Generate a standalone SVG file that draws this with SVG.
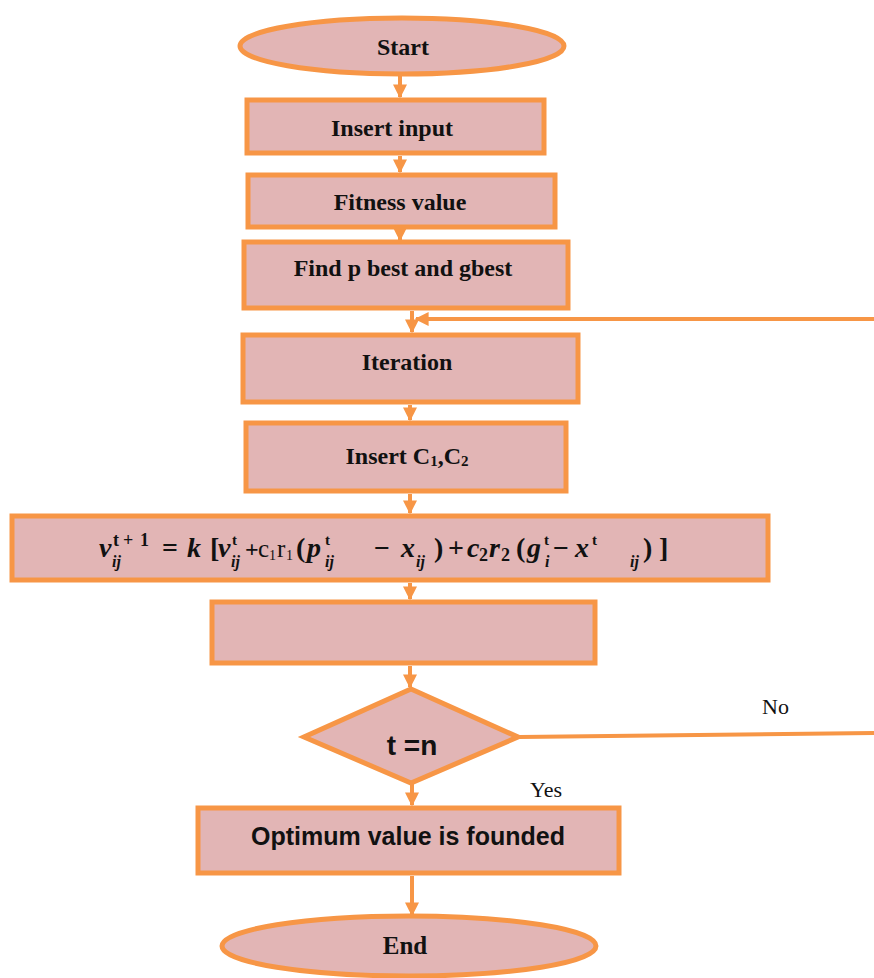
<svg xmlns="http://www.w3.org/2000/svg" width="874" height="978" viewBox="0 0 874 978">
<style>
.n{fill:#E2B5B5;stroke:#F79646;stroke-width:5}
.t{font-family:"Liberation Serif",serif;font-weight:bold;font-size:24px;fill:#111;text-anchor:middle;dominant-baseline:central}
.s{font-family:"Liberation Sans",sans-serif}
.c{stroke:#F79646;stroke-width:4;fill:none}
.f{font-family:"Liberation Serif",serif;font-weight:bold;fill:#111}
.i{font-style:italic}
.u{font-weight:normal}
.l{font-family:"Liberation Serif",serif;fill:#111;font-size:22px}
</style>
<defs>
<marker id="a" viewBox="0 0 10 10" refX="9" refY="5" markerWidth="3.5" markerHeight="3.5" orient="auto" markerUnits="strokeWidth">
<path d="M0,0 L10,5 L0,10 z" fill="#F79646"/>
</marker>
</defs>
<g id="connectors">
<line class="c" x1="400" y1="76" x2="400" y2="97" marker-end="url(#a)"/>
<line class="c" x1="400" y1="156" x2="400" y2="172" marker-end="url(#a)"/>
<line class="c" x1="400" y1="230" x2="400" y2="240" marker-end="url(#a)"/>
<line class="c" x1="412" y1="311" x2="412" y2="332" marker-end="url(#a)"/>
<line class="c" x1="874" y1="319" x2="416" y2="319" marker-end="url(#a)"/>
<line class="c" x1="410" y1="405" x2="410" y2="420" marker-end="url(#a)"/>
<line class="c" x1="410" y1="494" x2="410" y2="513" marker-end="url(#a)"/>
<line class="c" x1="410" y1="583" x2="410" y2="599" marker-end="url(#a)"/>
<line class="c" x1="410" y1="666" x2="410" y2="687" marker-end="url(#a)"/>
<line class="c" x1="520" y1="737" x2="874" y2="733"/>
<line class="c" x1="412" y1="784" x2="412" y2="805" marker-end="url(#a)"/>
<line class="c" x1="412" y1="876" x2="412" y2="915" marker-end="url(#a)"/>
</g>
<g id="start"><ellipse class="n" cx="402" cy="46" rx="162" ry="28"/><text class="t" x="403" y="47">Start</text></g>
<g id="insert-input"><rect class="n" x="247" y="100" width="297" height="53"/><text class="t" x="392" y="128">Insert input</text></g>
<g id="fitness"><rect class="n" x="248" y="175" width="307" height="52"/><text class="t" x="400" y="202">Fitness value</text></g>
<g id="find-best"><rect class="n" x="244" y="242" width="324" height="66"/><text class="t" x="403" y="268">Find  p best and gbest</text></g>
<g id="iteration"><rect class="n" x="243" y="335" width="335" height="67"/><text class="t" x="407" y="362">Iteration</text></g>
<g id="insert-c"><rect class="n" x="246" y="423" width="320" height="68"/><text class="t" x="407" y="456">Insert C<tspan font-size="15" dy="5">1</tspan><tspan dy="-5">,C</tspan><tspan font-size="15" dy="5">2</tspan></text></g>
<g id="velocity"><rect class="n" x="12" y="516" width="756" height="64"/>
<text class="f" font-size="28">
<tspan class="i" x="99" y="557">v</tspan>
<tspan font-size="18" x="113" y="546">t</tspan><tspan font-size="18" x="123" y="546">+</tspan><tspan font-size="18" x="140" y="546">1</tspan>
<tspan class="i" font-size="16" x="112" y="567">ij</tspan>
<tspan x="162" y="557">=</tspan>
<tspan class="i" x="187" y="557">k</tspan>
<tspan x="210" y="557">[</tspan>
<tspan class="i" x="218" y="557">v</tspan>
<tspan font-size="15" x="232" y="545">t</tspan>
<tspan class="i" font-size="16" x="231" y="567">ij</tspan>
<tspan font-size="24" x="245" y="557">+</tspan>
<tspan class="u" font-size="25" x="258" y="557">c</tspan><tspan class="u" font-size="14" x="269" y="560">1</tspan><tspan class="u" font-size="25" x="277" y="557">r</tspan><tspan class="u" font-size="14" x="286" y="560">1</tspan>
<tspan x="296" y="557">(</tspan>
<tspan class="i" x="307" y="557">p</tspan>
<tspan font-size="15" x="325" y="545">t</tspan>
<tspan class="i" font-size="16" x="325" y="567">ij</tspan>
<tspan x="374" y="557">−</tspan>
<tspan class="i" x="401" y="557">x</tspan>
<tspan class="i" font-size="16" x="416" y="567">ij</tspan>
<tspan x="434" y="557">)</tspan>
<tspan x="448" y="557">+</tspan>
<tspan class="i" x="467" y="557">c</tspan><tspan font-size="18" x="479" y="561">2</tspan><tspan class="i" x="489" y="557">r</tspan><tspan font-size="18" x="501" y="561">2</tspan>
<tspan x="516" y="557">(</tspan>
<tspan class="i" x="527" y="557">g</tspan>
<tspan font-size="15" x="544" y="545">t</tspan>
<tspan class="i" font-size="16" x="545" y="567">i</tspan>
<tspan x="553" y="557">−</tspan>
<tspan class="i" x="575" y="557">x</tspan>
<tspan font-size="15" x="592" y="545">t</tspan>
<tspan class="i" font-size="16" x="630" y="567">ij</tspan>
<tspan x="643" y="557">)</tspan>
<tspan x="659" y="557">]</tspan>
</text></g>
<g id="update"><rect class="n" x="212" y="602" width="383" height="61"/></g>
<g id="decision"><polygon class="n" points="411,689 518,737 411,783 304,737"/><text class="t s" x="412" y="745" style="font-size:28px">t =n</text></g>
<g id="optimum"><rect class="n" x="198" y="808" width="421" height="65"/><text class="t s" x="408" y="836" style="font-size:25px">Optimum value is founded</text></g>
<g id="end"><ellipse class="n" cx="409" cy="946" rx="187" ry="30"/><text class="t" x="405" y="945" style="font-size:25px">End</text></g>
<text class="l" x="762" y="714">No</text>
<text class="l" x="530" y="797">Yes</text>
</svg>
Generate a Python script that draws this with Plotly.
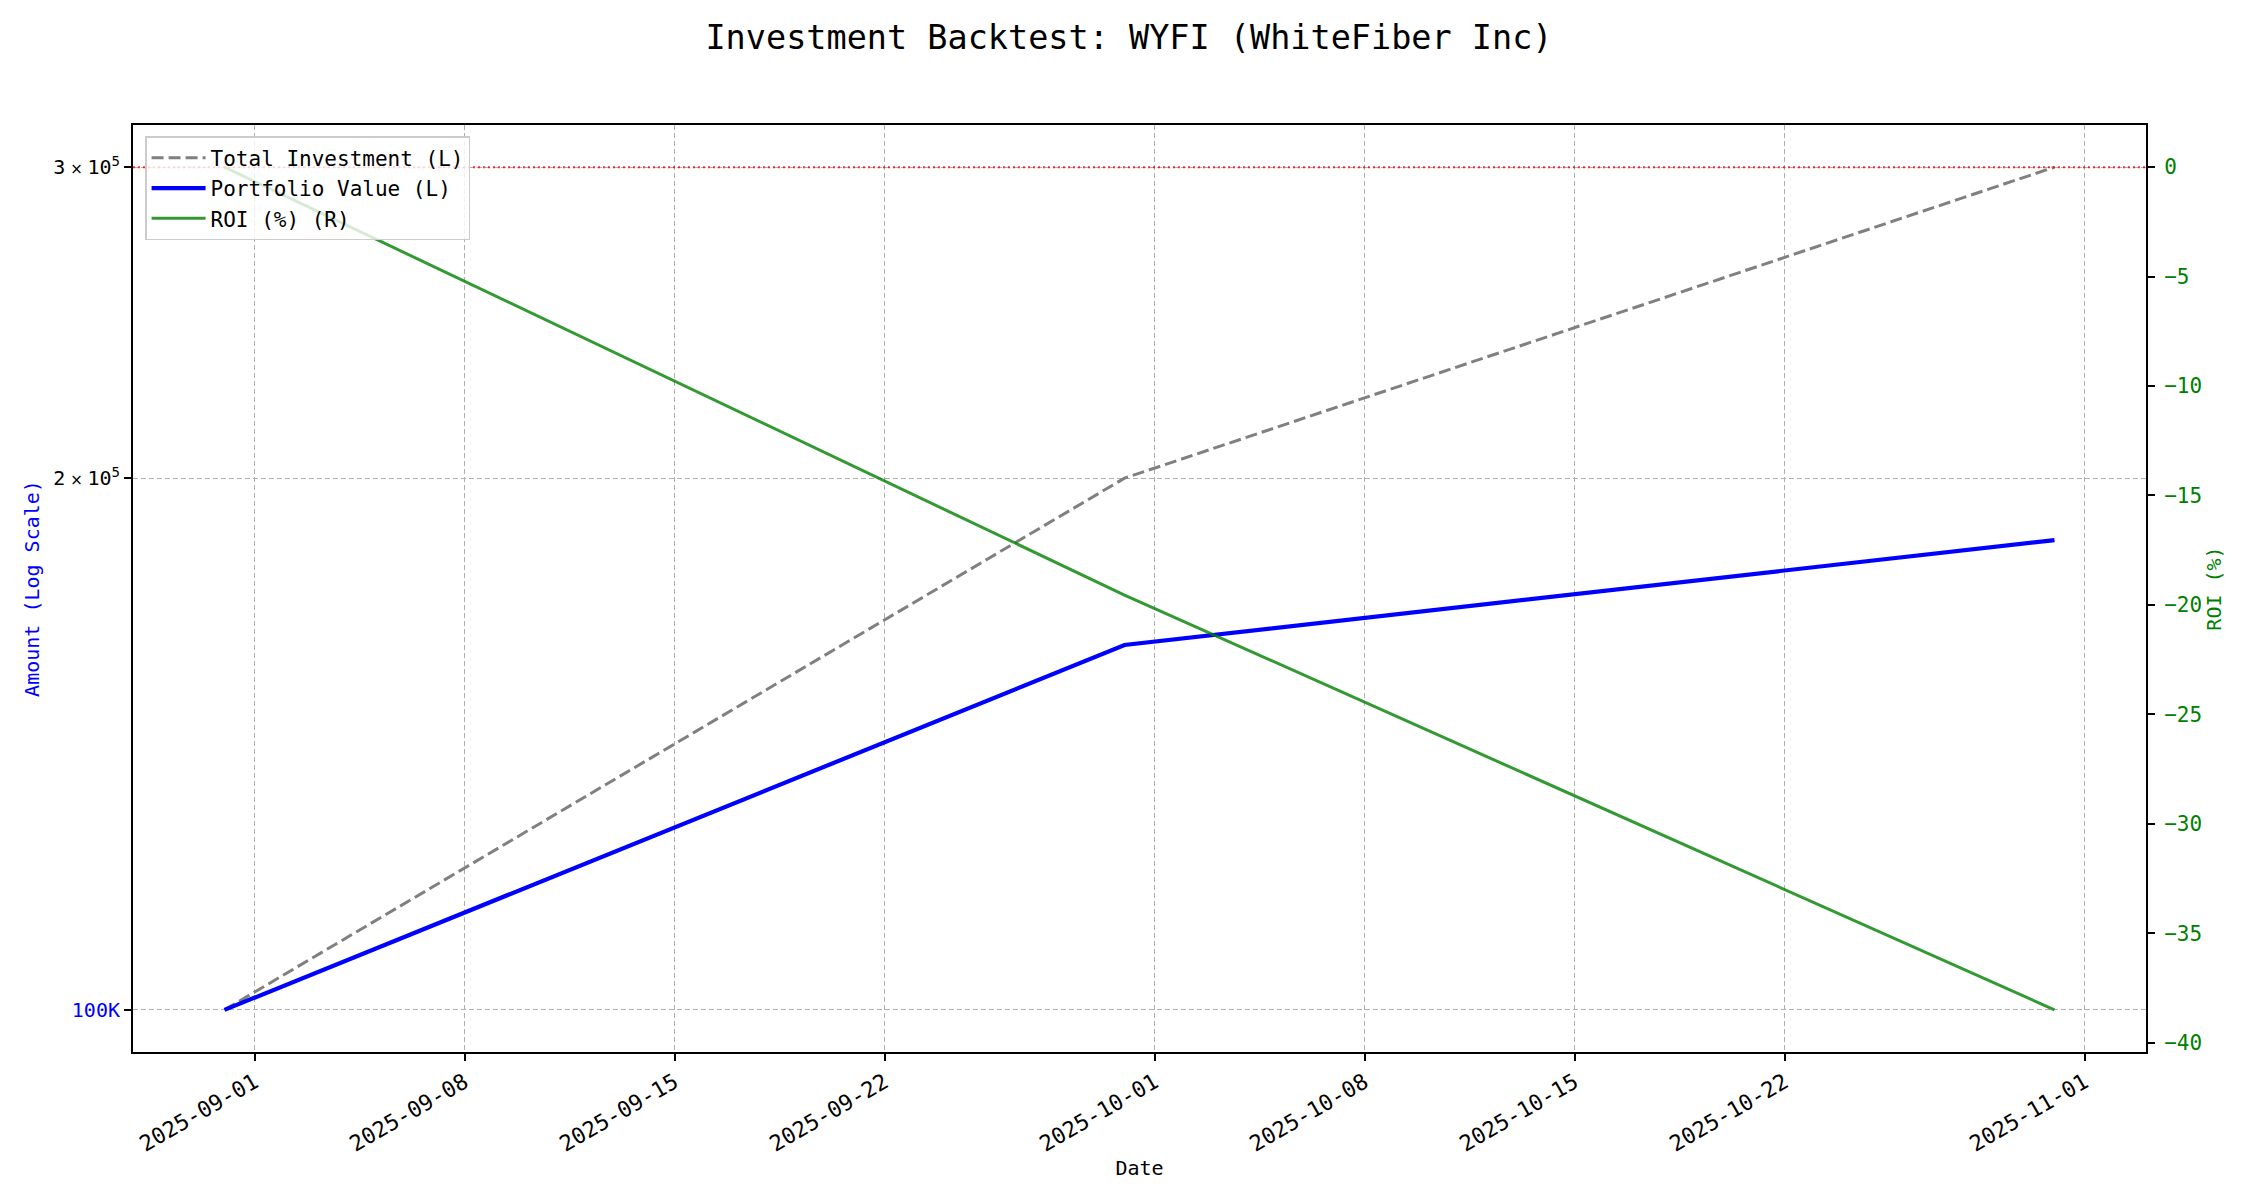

DIRECTION
Give back every line exactly as it stands, pictures excluded.

RIGHT ANSWER
Generate a standalone SVG file that draws this with SVG.
<svg xmlns="http://www.w3.org/2000/svg" width="874" height="978" viewBox="0 0 874 978">
<style>
.n{fill:#E2B5B5;stroke:#F79646;stroke-width:5}
.t{font-family:"Liberation Serif",serif;font-weight:bold;font-size:24px;fill:#111;text-anchor:middle;dominant-baseline:central}
.s{font-family:"Liberation Sans",sans-serif}
.c{stroke:#F79646;stroke-width:4;fill:none}
.f{font-family:"Liberation Serif",serif;font-weight:bold;fill:#111}
.i{font-style:italic}
.u{font-weight:normal}
.l{font-family:"Liberation Serif",serif;fill:#111;font-size:22px}
</style>
<defs>
<marker id="a" viewBox="0 0 10 10" refX="9" refY="5" markerWidth="3.5" markerHeight="3.5" orient="auto" markerUnits="strokeWidth">
<path d="M0,0 L10,5 L0,10 z" fill="#F79646"/>
</marker>
</defs>
<g id="connectors">
<line class="c" x1="400" y1="76" x2="400" y2="97" marker-end="url(#a)"/>
<line class="c" x1="400" y1="156" x2="400" y2="172" marker-end="url(#a)"/>
<line class="c" x1="400" y1="230" x2="400" y2="240" marker-end="url(#a)"/>
<line class="c" x1="412" y1="311" x2="412" y2="332" marker-end="url(#a)"/>
<line class="c" x1="874" y1="319" x2="416" y2="319" marker-end="url(#a)"/>
<line class="c" x1="410" y1="405" x2="410" y2="420" marker-end="url(#a)"/>
<line class="c" x1="410" y1="494" x2="410" y2="513" marker-end="url(#a)"/>
<line class="c" x1="410" y1="583" x2="410" y2="599" marker-end="url(#a)"/>
<line class="c" x1="410" y1="666" x2="410" y2="687" marker-end="url(#a)"/>
<line class="c" x1="520" y1="737" x2="874" y2="733"/>
<line class="c" x1="412" y1="784" x2="412" y2="805" marker-end="url(#a)"/>
<line class="c" x1="412" y1="876" x2="412" y2="915" marker-end="url(#a)"/>
</g>
<g id="start"><ellipse class="n" cx="402" cy="46" rx="162" ry="28"/><text class="t" x="403" y="47">Start</text></g>
<g id="insert-input"><rect class="n" x="247" y="100" width="297" height="53"/><text class="t" x="392" y="128">Insert input</text></g>
<g id="fitness"><rect class="n" x="248" y="175" width="307" height="52"/><text class="t" x="400" y="202">Fitness value</text></g>
<g id="find-best"><rect class="n" x="244" y="242" width="324" height="66"/><text class="t" x="403" y="268">Find  p best and gbest</text></g>
<g id="iteration"><rect class="n" x="243" y="335" width="335" height="67"/><text class="t" x="407" y="362">Iteration</text></g>
<g id="insert-c"><rect class="n" x="246" y="423" width="320" height="68"/><text class="t" x="407" y="456">Insert C<tspan font-size="15" dy="5">1</tspan><tspan dy="-5">,C</tspan><tspan font-size="15" dy="5">2</tspan></text></g>
<g id="velocity"><rect class="n" x="12" y="516" width="756" height="64"/>
<text class="f" font-size="28">
<tspan class="i" x="99" y="557">v</tspan>
<tspan font-size="18" x="113" y="546">t</tspan><tspan font-size="18" x="123" y="546">+</tspan><tspan font-size="18" x="140" y="546">1</tspan>
<tspan class="i" font-size="16" x="112" y="567">ij</tspan>
<tspan x="162" y="557">=</tspan>
<tspan class="i" x="187" y="557">k</tspan>
<tspan x="210" y="557">[</tspan>
<tspan class="i" x="218" y="557">v</tspan>
<tspan font-size="15" x="232" y="545">t</tspan>
<tspan class="i" font-size="16" x="231" y="567">ij</tspan>
<tspan font-size="24" x="245" y="557">+</tspan>
<tspan class="u" font-size="25" x="258" y="557">c</tspan><tspan class="u" font-size="14" x="269" y="560">1</tspan><tspan class="u" font-size="25" x="277" y="557">r</tspan><tspan class="u" font-size="14" x="286" y="560">1</tspan>
<tspan x="296" y="557">(</tspan>
<tspan class="i" x="307" y="557">p</tspan>
<tspan font-size="15" x="325" y="545">t</tspan>
<tspan class="i" font-size="16" x="325" y="567">ij</tspan>
<tspan x="374" y="557">−</tspan>
<tspan class="i" x="401" y="557">x</tspan>
<tspan class="i" font-size="16" x="416" y="567">ij</tspan>
<tspan x="434" y="557">)</tspan>
<tspan x="448" y="557">+</tspan>
<tspan class="i" x="467" y="557">c</tspan><tspan font-size="18" x="479" y="561">2</tspan><tspan class="i" x="489" y="557">r</tspan><tspan font-size="18" x="501" y="561">2</tspan>
<tspan x="516" y="557">(</tspan>
<tspan class="i" x="527" y="557">g</tspan>
<tspan font-size="15" x="544" y="545">t</tspan>
<tspan class="i" font-size="16" x="545" y="567">i</tspan>
<tspan x="553" y="557">−</tspan>
<tspan class="i" x="575" y="557">x</tspan>
<tspan font-size="15" x="592" y="545">t</tspan>
<tspan class="i" font-size="16" x="630" y="567">ij</tspan>
<tspan x="643" y="557">)</tspan>
<tspan x="659" y="557">]</tspan>
</text></g>
<g id="update"><rect class="n" x="212" y="602" width="383" height="61"/></g>
<g id="decision"><polygon class="n" points="411,689 518,737 411,783 304,737"/><text class="t s" x="412" y="745" style="font-size:28px">t =n</text></g>
<g id="optimum"><rect class="n" x="198" y="808" width="421" height="65"/><text class="t s" x="408" y="836" style="font-size:25px">Optimum value is founded</text></g>
<g id="end"><ellipse class="n" cx="409" cy="946" rx="187" ry="30"/><text class="t" x="405" y="945" style="font-size:25px">End</text></g>
<text class="l" x="762" y="714">No</text>
<text class="l" x="530" y="797">Yes</text>
</svg>
Generate a Python script that draws this with Plotly.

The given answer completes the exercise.